# THE TASK:
What is to be printed is the span of lines starting at the one containing "Output the Python" and ending at the one containing "40.0, 43.9, 46.8, 50.0, 55.2, 60.0, 64.0]", reproduced exactly with pictures left out.
— BEGIN —
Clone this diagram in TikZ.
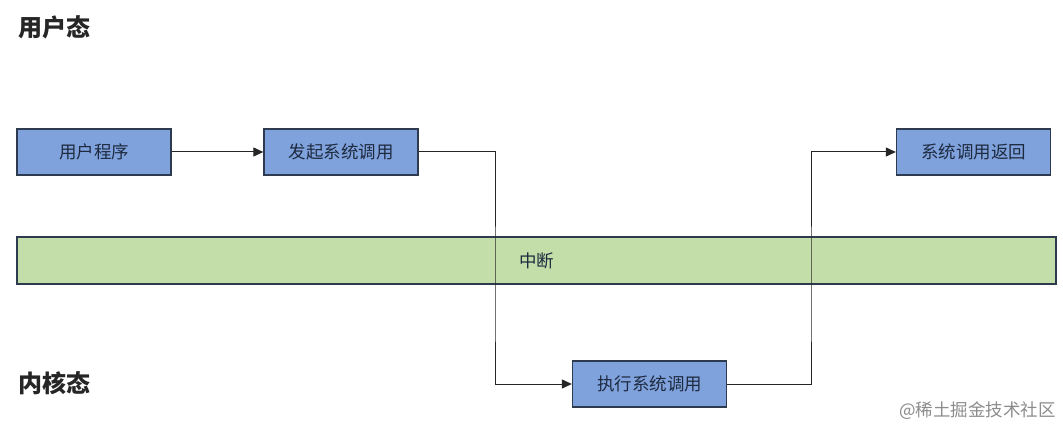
\documentclass[tikz,border=0pt]{standalone}
\usepackage{fontspec}
\newfontfamily\cjk{Noto Sans CJK SC}
\newfontfamily\cjkm{Noto Sans CJK SC Medium}
\usetikzlibrary{arrows.meta}
\definecolor{boxfill}{HTML}{7FA2DC}
\definecolor{boxdraw}{HTML}{2E3A4E}
\definecolor{barfill}{HTML}{C3DEA8}
\definecolor{txt}{HTML}{1E2A40}
\tikzset{
  proc/.style={draw=boxdraw, line width=1.3pt, fill=boxfill, minimum width=154pt, minimum height=46pt, inner sep=0pt, font=\cjk\fontsize{17.5}{17.5}\selectfont, text=txt},
  bar/.style={draw=boxdraw, line width=1.2pt, fill=barfill, minimum width=1039pt, minimum height=47pt, inner sep=0pt, font=\cjk\fontsize{17.5}{17.5}\selectfont, text=txt},
  title/.style={font=\cjk\bfseries\fontsize{24}{24}\selectfont, text=black!85, anchor=west, inner sep=0pt},
  conn/.style={draw=black!85, line width=1pt, -{Triangle[length=10pt,width=9pt]}},
}
\begin{document}
\begin{tikzpicture}[x=1pt,y=-1pt]
\fill[white] (0,0) rectangle (1063,430);
\useasboundingbox (0,0) rectangle (1063,430);
\node[title] (ut) at (18,27) {用户态};
\node[title] (kt) at (18,383) {内核态};
\node[bar] (irq) at (536.5,260.5) {中断};
\node[proc] (up) at (94,152) {用户程序};
\node[proc] (sc) at (341,152) {发起系统调用};
\node[proc] (ret) at (973.5,152) {系统调用返回};
\node[proc] (ex) at (649.5,384) {执行系统调用};
\draw[conn] (up.east) -- (sc.west);
\draw[conn] (sc.east) -| (495,300) |- (ex.west);
\draw[conn] (ex.east) -| (811,300) |- (ret.west);
\node[font=\cjk\fontsize{17.5}{17.5}\selectfont, text=black!45, anchor=east, inner sep=0pt] (wm) at (1056,411) {@稀土掘金技术社区};
\end{tikzpicture}
\end{document}
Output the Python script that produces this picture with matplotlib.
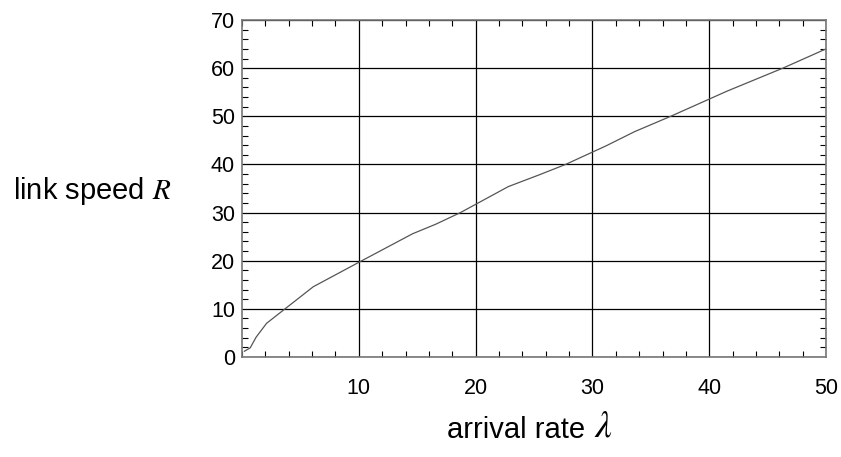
import matplotlib
matplotlib.use("Agg")
import matplotlib.pyplot as plt
from matplotlib.ticker import MultipleLocator

plt.rcParams["mathtext.fontset"] = "stix"

# Values
arrival_rate = [0.2, 0.7, 1.2, 2.1, 6.1, 10.1, 14.6, 16.6, 18.7, 22.8, 25.4,
                27.7, 31.2, 33.6, 36.7, 41.5, 46.3, 50.0]
link_speed = [1.2, 1.9, 4.1, 7.0, 14.6, 19.8, 25.6, 27.6, 30.0, 35.4, 37.8,
              40.0, 43.9, 46.8, 50.0, 55.2, 60.0, 64.0]

x_ticks = [10, 20, 30, 40, 50]
y_ticks = [0, 10, 20, 30, 40, 50, 60, 70]

fig = plt.figure(figsize=(8.41, 4.57), dpi=100)
ax = fig.add_axes([0.2878, 0.2188, 0.6944, 0.7374])

ax.plot(arrival_rate, link_speed, color="#555555", lw=0.9)

ax.set_xlim(0, 50)
ax.set_ylim(0, 70)
ax.set_xticks(x_ticks)
ax.set_yticks(y_ticks)
ax.xaxis.set_minor_locator(MultipleLocator(2))
ax.yaxis.set_minor_locator(MultipleLocator(2))
ax.tick_params(which="both", direction="in", top=True, right=True, colors="black")
ax.tick_params(which="major", length=0)
ax.tick_params(axis="x", which="major", pad=15)
ax.tick_params(axis="y", which="major", pad=5)
ax.tick_params(which="minor", length=4, width=0.8)
for lab in ax.get_xticklabels() + ax.get_yticklabels():
    lab.set_fontfamily("Liberation Sans")
    lab.set_fontsize(15.5)
ax.grid(True, which="major", color="black", lw=0.9)

for s in ax.spines.values():
    s.set_color("#777777")
    s.set_linewidth(1.2)

# Axis labels, Mathematica style
fig.text(0.015, 0.582, "link speed $R$", fontsize=21, family="Liberation Sans",
         ha="left", va="center")
fig.text(0.531, 0.059, "arrival rate", fontsize=21,
         family="Liberation Sans", ha="left", va="center")
fig.text(0.706, 0.066, r"$\lambda$", fontsize=27, ha="left", va="center")

fig.savefig("out.png", dpi=100)
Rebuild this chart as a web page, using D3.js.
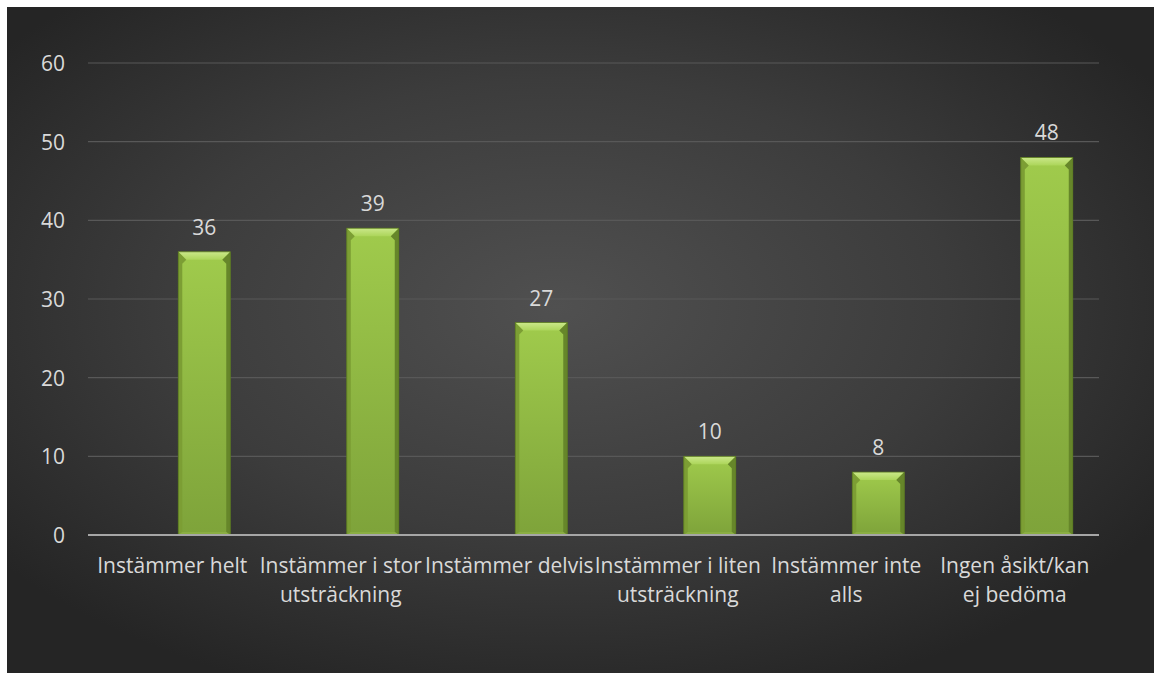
<!DOCTYPE html>
<html>
<head>
<meta charset="utf-8">
<script src="https://cdn.jsdelivr.net/npm/d3@7"></script>
<style>
  html, body { margin: 0; padding: 0; background: #ffffff; }
  svg { display: block; }
  text { font-family: "Open Sans", "Noto Sans", sans-serif; }
</style>
</head>
<body>
<svg id="chart" width="1154" height="673"></svg>
<script>
// Survey answers and counts
const categories = [
  "Instämmer helt",
  "Instämmer i stor utsträckning",
  "Instämmer delvis",
  "Instämmer i liten utsträckning",
  "Instämmer inte alls",
  "Ingen åsikt/kan ej bedöma"
];
const counts = [36, 39, 27, 10, 8, 48];
const yTicks = [0, 10, 20, 30, 40, 50, 60];

const W = 1154, H = 673;
const frame = { x: 7, y: 7 };
const plot = { left: 88, right: 1099, top: 63, bottom: 535 };
const fontSize = "21px";
const textColor = "#d9d9d9";

const svg = d3.select("#chart");
const defs = svg.append("defs");

// dark panel with a soft light centre
const bg = defs.append("radialGradient").attr("id", "bgGrad")
  .attr("cx", "0.48").attr("cy", "0.45").attr("r", "0.62");
bg.append("stop").attr("offset", "0").attr("stop-color", "#505050");
bg.append("stop").attr("offset", "0.55").attr("stop-color", "#3c3c3c");
bg.append("stop").attr("offset", "1").attr("stop-color", "#252525");

svg.append("rect")
  .attr("x", frame.x).attr("y", frame.y)
  .attr("width", W - frame.x).attr("height", H - frame.y)
  .attr("fill", "url(#bgGrad)");

// bar face gradient
const barGrad = defs.append("linearGradient").attr("id", "barGrad")
  .attr("x1", 0).attr("y1", 0).attr("x2", 0).attr("y2", 1);
barGrad.append("stop").attr("offset", "0").attr("stop-color", "#a0cb4c");
barGrad.append("stop").attr("offset", "1").attr("stop-color", "#7ea33a");

// top bevel gradient
const topGrad = defs.append("linearGradient").attr("id", "topGrad")
  .attr("x1", 0).attr("y1", 0).attr("x2", 0).attr("y2", 1);
topGrad.append("stop").attr("offset", "0").attr("stop-color", "#cbe88a");
topGrad.append("stop").attr("offset", "1").attr("stop-color", "#acd55a");

const x = d3.scaleBand()
  .domain(categories)
  .range([plot.left, plot.right])
  .paddingInner(0).paddingOuter(0);

const y = d3.scaleLinear()
  .domain([0, 60])
  .range([plot.bottom, plot.top]);

// horizontal gridlines
svg.append("g")
  .selectAll("line")
  .data(yTicks.filter(d => d > 0))
  .join("line")
  .attr("x1", plot.left).attr("x2", plot.right)
  .attr("y1", d => y(d)).attr("y2", d => y(d))
  .attr("stroke", "#585858").attr("stroke-width", 1.2);

// y axis labels
const yAxis = d3.axisLeft(y).tickValues(yTicks).tickSize(0).tickPadding(0);
const gy = svg.append("g").attr("transform", `translate(65,0)`).call(yAxis);
gy.select(".domain").remove();
gy.selectAll("text")
  .attr("fill", textColor)
  .style("font-size", fontSize)
  .style("font-family", '"Open Sans", sans-serif')
  .attr("dy", "0.36em");

// bars: sit slightly right of each category centre
const bw = 52;
const barOffset = x.bandwidth() * 0.19;
const barX = d => x(d) + x.bandwidth() / 2 + barOffset - bw / 2;

const bars = svg.append("g")
  .selectAll("g")
  .data(categories.map((c, i) => ({ c, v: counts[i] })))
  .join("g")
  .attr("transform", d => `translate(${barX(d.c)},${y(d.v)})`);

bars.append("rect")
  .attr("width", bw)
  .attr("height", d => y(0) - y(d.v))
  .attr("fill", "url(#barGrad)");

// bevel edges
const bev = 8, side = 4;
bars.append("path")
  .attr("d", `M0,0 L${bw},0 L${bw - side - 4},${bev} L${side + 4},${bev} Z`)
  .attr("fill", "url(#topGrad)");
bars.append("path")
  .attr("d", d => { const h = y(0) - y(d.v); return `M0,0 L${side + 4},${bev} L${side},${bev + 4} L${side},${h - 3} L0,${h} Z`; })
  .attr("fill", "#7c9e34");
bars.append("path")
  .attr("d", d => { const h = y(0) - y(d.v); return `M${bw},0 L${bw - side - 4},${bev} L${bw - side},${bev + 4} L${bw - side},${h - 3} L${bw},${h} Z`; })
  .attr("fill", "#66862a");
bars.append("path")
  .attr("d", d => { const h = y(0) - y(d.v); return `M0,${h} L${side},${h - 3} L${bw - side},${h - 3} L${bw},${h} Z`; })
  .attr("fill", "#8aae42");
bars.append("rect")
  .attr("width", bw).attr("height", d => y(0) - y(d.v))
  .attr("fill", "none").attr("stroke", "#587620").attr("stroke-width", 0.8);

// value labels
bars.append("text")
  .attr("x", bw / 2).attr("y", -17)
  .attr("text-anchor", "middle")
  .attr("fill", textColor)
  .style("font-size", fontSize)
  .text(d => d.v);

// baseline
svg.append("line")
  .attr("x1", plot.left).attr("x2", plot.right)
  .attr("y1", y(0)).attr("y2", y(0))
  .attr("stroke", "#a6a6a6").attr("stroke-width", 2);

// category labels, wrapped to the band width
const wrapWidth = x.bandwidth();
const xAxis = d3.axisBottom(x).tickSize(0).tickPadding(0);
const gx = svg.append("g").attr("transform", `translate(0,${y(0)})`).call(xAxis);
gx.select(".domain").remove();
gx.selectAll("text")
  .attr("fill", textColor)
  .style("font-size", fontSize)
  .style("font-family", '"Open Sans", sans-serif')
  .attr("dy", 0)
  .each(function (d) {
    const t = d3.select(this);
    const words = d.split(" ");
    t.text(null);
    let line = [], lineNo = 0;
    let tspan = t.append("tspan").attr("x", 0).attr("y", 38);
    for (const w of words) {
      line.push(w);
      tspan.text(line.join(" "));
      if (tspan.node().getComputedTextLength() > wrapWidth && line.length > 1) {
        line.pop();
        tspan.text(line.join(" "));
        line = [w];
        lineNo++;
        tspan = t.append("tspan").attr("x", 0).attr("y", 38 + lineNo * 29).text(w);
      }
    }
  });
</script>
</body>
</html>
— END —
# OUTPUT OF THE EXERCISE:
Output the Python script that produces this picture with matplotlib.
import matplotlib
matplotlib.use("Agg")
import matplotlib.pyplot as plt
from matplotlib.ticker import MultipleLocator

plt.rcParams["mathtext.fontset"] = "stix"

# Values
arrival_rate = [0.2, 0.7, 1.2, 2.1, 6.1, 10.1, 14.6, 16.6, 18.7, 22.8, 25.4,
                27.7, 31.2, 33.6, 36.7, 41.5, 46.3, 50.0]
link_speed = [1.2, 1.9, 4.1, 7.0, 14.6, 19.8, 25.6, 27.6, 30.0, 35.4, 37.8,
              40.0, 43.9, 46.8, 50.0, 55.2, 60.0, 64.0]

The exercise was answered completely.